** Start **
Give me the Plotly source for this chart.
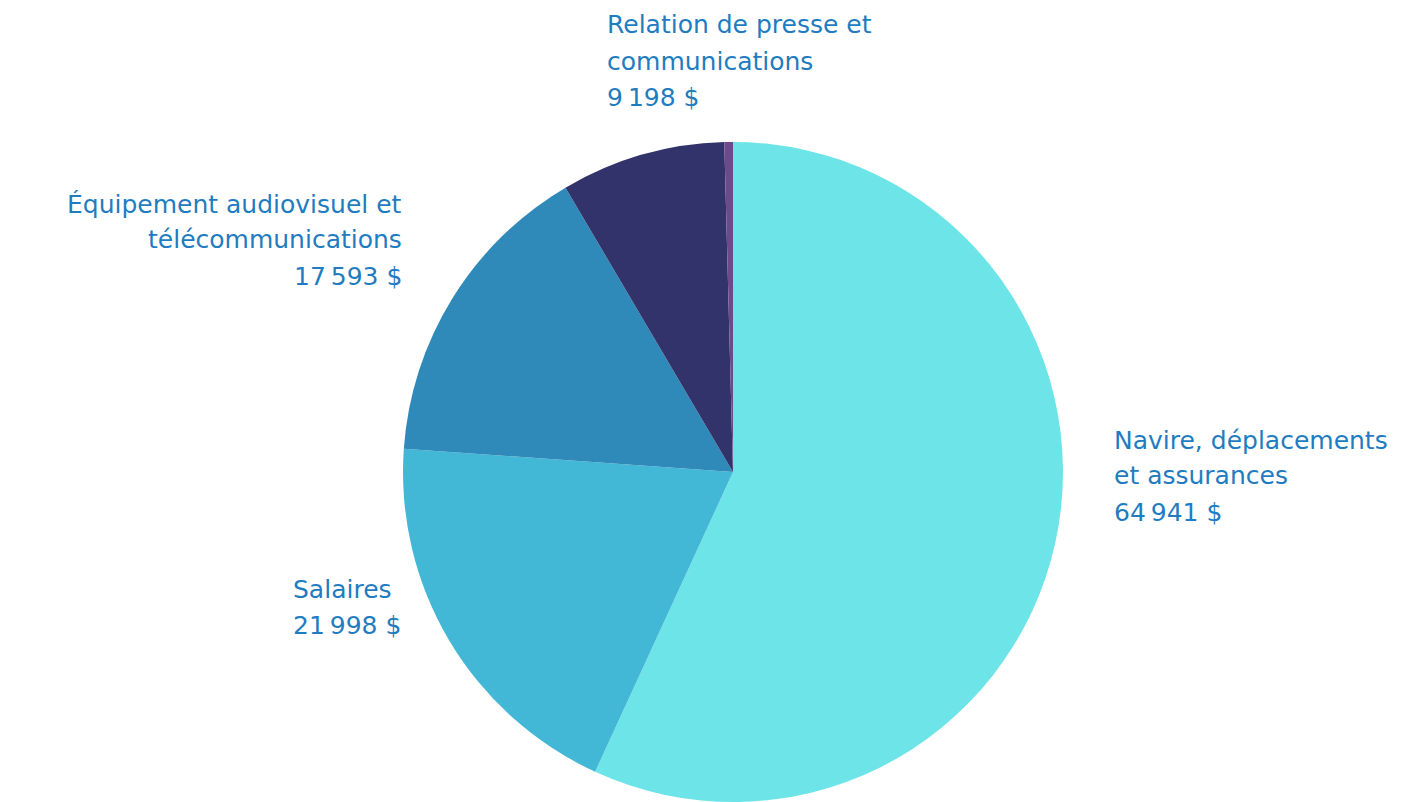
import plotly.graph_objects as go

categories = ["Navire, déplacements<br>et assurances", "Salaires",
              "Équipement audiovisuel et<br>télécommunications",
              "Relation de presse et<br>communications", "Autres"]
values = [64941, 21998, 17593, 9198, 480]
colors = ["#6de5e8", "#43b8d6", "#2f8aba", "#33336b", "#6e4a8c"]
show_label = [True, True, True, True, False]

W, H = 1418, 802
OFF = 8  # page body margin
fig = go.Figure(go.Pie(
    labels=categories, values=values, sort=False, direction="clockwise",
    rotation=0, marker=dict(colors=colors, line=dict(width=0)),
    textinfo="none", hoverinfo="label+value", showlegend=False,
    domain=dict(x=[(403 - OFF) / W, (1063 - OFF) / W],
                y=[1 - (802 - OFF) / H, 1 - (142 - OFF) / H]),
))

# label placement: (x px, first-line y px, anchor)
placements = [(1112, 440, "left"), (291, 589, "left"), (404, 204, "right"),
              (605, 25, "left"), None]
line_gap = 36
font = dict(family="DejaVu Sans", size=25, color="#1f7cc0")

def fmt(v):
    return f"{v:,}".replace(",", "\u202f") + " $"

annotations = []
for cat, val, show, pl in zip(categories, values, show_label, placements):
    if not show:
        continue
    lines = cat.split("<br>") + [fmt(val)]
    x, y0, anchor = pl
    for i, ln in enumerate(lines):
        annotations.append(dict(
            text=ln, x=(x - OFF) / W, y=1 - (y0 - OFF + i * line_gap) / H,
            xref="paper", yref="paper", xanchor=anchor, yanchor="middle",
            showarrow=False, font=font))

fig.update_layout(width=W, height=H, margin=dict(l=0, r=0, t=0, b=0),
                  paper_bgcolor="white", plot_bgcolor="white",
                  annotations=annotations)
fig.write_html("out.html")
** End **
■ DESCRIPTION OF THE TASK
Repeat the listing above from its first line through the line that contains "show_label = [True, True, True, True, False]", both included, and nothing more. Drop the pictures.

■ ANSWER TO THIS TASK
Give me the Plotly source for this chart.
import plotly.graph_objects as go

categories = ["Navire, déplacements<br>et assurances", "Salaires",
              "Équipement audiovisuel et<br>télécommunications",
              "Relation de presse et<br>communications", "Autres"]
values = [64941, 21998, 17593, 9198, 480]
colors = ["#6de5e8", "#43b8d6", "#2f8aba", "#33336b", "#6e4a8c"]
show_label = [True, True, True, True, False]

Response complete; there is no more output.